# Stated task
Set down the lines from the one containing "Emit a Python" to the one containing "1.05], nice=False, zero=False)", both lines included, exactly as they stand and with no other lines.

(Records with drawing code)

▬▬▬▬▬▬

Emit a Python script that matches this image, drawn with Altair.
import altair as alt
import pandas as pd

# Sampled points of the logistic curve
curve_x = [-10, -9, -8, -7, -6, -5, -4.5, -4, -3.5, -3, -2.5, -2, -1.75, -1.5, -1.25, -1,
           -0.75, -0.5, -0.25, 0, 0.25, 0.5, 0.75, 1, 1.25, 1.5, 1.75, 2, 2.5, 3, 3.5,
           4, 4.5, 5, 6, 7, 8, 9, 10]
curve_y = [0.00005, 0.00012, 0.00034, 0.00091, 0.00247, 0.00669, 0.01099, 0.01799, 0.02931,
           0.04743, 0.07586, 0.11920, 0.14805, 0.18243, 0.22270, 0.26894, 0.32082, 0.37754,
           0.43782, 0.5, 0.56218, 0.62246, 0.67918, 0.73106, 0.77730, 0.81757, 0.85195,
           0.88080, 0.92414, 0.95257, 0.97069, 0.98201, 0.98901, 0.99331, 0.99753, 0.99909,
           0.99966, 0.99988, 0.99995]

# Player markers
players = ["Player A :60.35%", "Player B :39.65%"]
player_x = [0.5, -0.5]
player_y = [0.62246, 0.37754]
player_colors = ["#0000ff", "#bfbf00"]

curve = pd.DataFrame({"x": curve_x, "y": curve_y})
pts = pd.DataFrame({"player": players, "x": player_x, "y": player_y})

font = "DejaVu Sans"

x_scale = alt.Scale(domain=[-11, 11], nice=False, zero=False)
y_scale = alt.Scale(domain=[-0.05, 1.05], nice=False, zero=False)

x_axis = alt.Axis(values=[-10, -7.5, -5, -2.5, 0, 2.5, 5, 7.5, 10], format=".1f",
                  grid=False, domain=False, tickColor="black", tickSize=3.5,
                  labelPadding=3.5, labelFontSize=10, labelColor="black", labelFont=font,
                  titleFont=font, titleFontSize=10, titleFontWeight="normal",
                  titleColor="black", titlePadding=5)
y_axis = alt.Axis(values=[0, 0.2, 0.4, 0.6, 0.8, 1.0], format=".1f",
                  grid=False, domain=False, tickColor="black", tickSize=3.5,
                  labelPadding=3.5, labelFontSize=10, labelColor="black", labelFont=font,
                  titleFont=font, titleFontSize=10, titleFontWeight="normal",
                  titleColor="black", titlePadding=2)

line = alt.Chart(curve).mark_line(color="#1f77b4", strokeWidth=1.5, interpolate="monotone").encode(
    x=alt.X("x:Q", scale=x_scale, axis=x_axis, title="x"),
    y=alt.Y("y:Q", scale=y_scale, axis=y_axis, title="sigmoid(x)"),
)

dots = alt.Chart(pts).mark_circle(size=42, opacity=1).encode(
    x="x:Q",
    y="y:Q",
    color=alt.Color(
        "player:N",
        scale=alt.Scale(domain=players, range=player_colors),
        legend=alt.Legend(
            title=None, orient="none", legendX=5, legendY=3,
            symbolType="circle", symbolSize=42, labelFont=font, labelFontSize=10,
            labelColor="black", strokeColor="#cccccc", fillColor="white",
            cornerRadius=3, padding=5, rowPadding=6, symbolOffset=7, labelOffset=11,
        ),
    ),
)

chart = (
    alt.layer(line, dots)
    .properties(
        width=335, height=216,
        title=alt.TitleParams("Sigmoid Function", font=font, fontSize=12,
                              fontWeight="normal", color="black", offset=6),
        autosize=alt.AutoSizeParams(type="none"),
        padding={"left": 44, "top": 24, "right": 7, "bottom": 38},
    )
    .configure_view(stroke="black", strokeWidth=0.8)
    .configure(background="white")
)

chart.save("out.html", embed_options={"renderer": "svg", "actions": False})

▬▬▬▬▬▬

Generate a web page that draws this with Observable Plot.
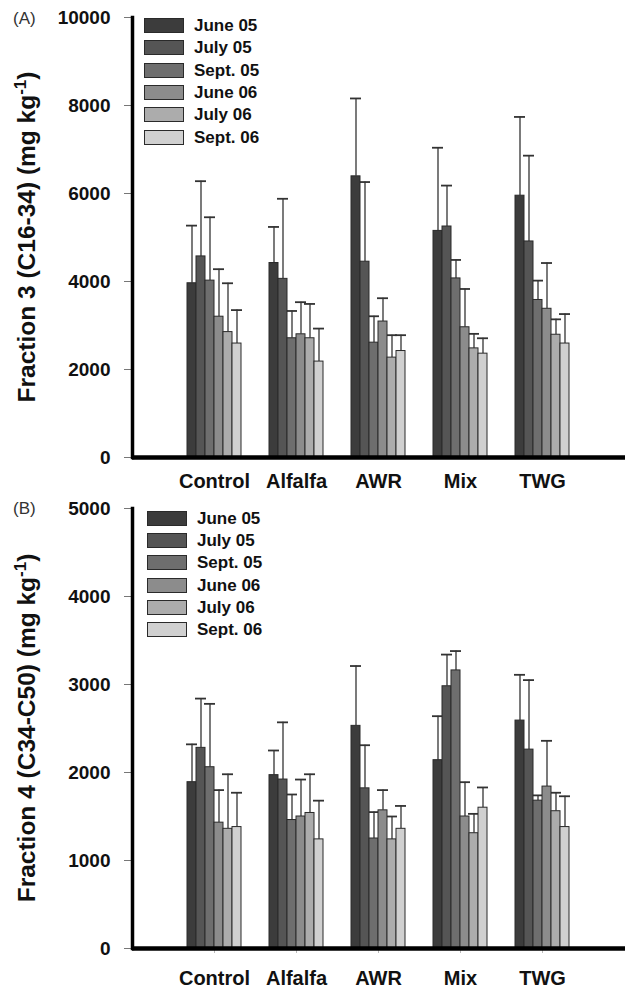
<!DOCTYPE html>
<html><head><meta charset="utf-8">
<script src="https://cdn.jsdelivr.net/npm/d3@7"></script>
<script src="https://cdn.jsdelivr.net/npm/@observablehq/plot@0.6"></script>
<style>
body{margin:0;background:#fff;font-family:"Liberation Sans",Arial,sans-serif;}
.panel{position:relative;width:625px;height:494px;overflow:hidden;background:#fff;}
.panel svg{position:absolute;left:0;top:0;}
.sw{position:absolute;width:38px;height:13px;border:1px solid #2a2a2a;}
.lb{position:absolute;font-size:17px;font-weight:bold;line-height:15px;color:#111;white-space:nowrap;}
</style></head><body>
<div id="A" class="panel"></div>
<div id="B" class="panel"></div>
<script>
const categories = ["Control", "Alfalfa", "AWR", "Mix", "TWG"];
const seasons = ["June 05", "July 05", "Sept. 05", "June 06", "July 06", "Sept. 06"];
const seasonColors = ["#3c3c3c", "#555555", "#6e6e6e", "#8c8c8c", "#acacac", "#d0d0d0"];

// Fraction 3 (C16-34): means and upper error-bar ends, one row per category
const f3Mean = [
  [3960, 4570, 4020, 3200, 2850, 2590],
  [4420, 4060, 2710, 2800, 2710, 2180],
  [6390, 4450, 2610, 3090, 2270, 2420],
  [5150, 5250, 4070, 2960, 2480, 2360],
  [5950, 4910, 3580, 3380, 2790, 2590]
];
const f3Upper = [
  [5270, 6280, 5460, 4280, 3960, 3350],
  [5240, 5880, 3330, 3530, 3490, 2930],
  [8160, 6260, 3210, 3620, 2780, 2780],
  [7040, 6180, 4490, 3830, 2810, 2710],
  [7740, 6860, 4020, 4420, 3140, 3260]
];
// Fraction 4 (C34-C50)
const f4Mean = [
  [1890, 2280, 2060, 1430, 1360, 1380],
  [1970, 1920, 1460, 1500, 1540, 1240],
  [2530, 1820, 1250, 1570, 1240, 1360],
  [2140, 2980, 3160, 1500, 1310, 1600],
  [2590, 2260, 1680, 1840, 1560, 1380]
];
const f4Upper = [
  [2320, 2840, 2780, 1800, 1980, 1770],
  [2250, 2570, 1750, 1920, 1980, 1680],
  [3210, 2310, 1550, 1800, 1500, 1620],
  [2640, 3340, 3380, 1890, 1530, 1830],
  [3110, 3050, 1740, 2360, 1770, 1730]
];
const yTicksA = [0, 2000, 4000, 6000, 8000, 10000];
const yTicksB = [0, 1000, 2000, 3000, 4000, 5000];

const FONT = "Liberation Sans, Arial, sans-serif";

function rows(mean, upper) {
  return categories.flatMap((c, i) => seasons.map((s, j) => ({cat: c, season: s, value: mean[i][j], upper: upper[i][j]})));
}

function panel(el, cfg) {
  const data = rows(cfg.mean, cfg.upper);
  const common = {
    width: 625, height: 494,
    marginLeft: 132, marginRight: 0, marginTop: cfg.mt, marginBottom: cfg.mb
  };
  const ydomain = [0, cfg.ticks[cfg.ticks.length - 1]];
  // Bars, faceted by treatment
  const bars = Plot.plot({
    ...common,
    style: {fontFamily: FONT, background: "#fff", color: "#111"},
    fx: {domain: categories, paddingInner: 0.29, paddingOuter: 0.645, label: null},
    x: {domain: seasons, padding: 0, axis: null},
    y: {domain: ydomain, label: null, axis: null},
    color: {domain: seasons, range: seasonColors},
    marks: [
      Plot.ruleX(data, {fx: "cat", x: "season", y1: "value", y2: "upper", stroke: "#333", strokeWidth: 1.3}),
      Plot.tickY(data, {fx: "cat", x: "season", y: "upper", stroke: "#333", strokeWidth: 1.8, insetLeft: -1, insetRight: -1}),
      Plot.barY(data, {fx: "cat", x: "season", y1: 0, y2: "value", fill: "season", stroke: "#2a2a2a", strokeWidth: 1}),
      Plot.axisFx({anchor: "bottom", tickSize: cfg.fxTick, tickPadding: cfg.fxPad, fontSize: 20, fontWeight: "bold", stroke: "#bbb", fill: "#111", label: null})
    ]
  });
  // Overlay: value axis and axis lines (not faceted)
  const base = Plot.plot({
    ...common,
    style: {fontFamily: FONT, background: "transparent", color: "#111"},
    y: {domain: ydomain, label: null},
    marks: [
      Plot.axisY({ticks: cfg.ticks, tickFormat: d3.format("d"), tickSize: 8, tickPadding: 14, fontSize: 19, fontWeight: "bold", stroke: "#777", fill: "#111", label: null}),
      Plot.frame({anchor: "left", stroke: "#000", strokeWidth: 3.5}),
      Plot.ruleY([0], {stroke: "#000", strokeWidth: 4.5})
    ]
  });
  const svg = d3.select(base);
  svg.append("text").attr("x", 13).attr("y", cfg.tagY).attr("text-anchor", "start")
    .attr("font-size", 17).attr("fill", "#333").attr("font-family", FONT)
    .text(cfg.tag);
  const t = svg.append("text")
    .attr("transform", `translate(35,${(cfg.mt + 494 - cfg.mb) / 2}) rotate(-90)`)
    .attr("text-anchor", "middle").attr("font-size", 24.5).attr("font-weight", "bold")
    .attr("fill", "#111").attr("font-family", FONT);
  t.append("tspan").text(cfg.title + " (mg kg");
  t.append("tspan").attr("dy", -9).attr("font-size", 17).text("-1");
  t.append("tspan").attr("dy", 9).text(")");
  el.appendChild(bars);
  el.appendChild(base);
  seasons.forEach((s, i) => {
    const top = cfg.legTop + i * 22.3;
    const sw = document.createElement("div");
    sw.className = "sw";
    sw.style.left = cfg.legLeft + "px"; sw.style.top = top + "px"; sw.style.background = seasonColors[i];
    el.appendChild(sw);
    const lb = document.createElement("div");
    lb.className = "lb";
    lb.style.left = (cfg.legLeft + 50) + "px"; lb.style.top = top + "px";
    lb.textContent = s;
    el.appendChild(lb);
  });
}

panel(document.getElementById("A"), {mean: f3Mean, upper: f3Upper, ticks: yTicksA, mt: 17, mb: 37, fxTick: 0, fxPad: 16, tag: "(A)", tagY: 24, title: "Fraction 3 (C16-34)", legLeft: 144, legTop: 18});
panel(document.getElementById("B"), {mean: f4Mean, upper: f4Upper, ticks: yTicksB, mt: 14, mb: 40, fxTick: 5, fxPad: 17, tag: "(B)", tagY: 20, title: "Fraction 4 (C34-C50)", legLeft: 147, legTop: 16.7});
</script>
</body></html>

▬▬▬▬▬▬

# Full response
Emit a Python script that matches this image, drawn with Altair.
import altair as alt
import pandas as pd

# Sampled points of the logistic curve
curve_x = [-10, -9, -8, -7, -6, -5, -4.5, -4, -3.5, -3, -2.5, -2, -1.75, -1.5, -1.25, -1,
           -0.75, -0.5, -0.25, 0, 0.25, 0.5, 0.75, 1, 1.25, 1.5, 1.75, 2, 2.5, 3, 3.5,
           4, 4.5, 5, 6, 7, 8, 9, 10]
curve_y = [0.00005, 0.00012, 0.00034, 0.00091, 0.00247, 0.00669, 0.01099, 0.01799, 0.02931,
           0.04743, 0.07586, 0.11920, 0.14805, 0.18243, 0.22270, 0.26894, 0.32082, 0.37754,
           0.43782, 0.5, 0.56218, 0.62246, 0.67918, 0.73106, 0.77730, 0.81757, 0.85195,
           0.88080, 0.92414, 0.95257, 0.97069, 0.98201, 0.98901, 0.99331, 0.99753, 0.99909,
           0.99966, 0.99988, 0.99995]

# Player markers
players = ["Player A :60.35%", "Player B :39.65%"]
player_x = [0.5, -0.5]
player_y = [0.62246, 0.37754]
player_colors = ["#0000ff", "#bfbf00"]

curve = pd.DataFrame({"x": curve_x, "y": curve_y})
pts = pd.DataFrame({"player": players, "x": player_x, "y": player_y})

font = "DejaVu Sans"

x_scale = alt.Scale(domain=[-11, 11], nice=False, zero=False)
y_scale = alt.Scale(domain=[-0.05, 1.05], nice=False, zero=False)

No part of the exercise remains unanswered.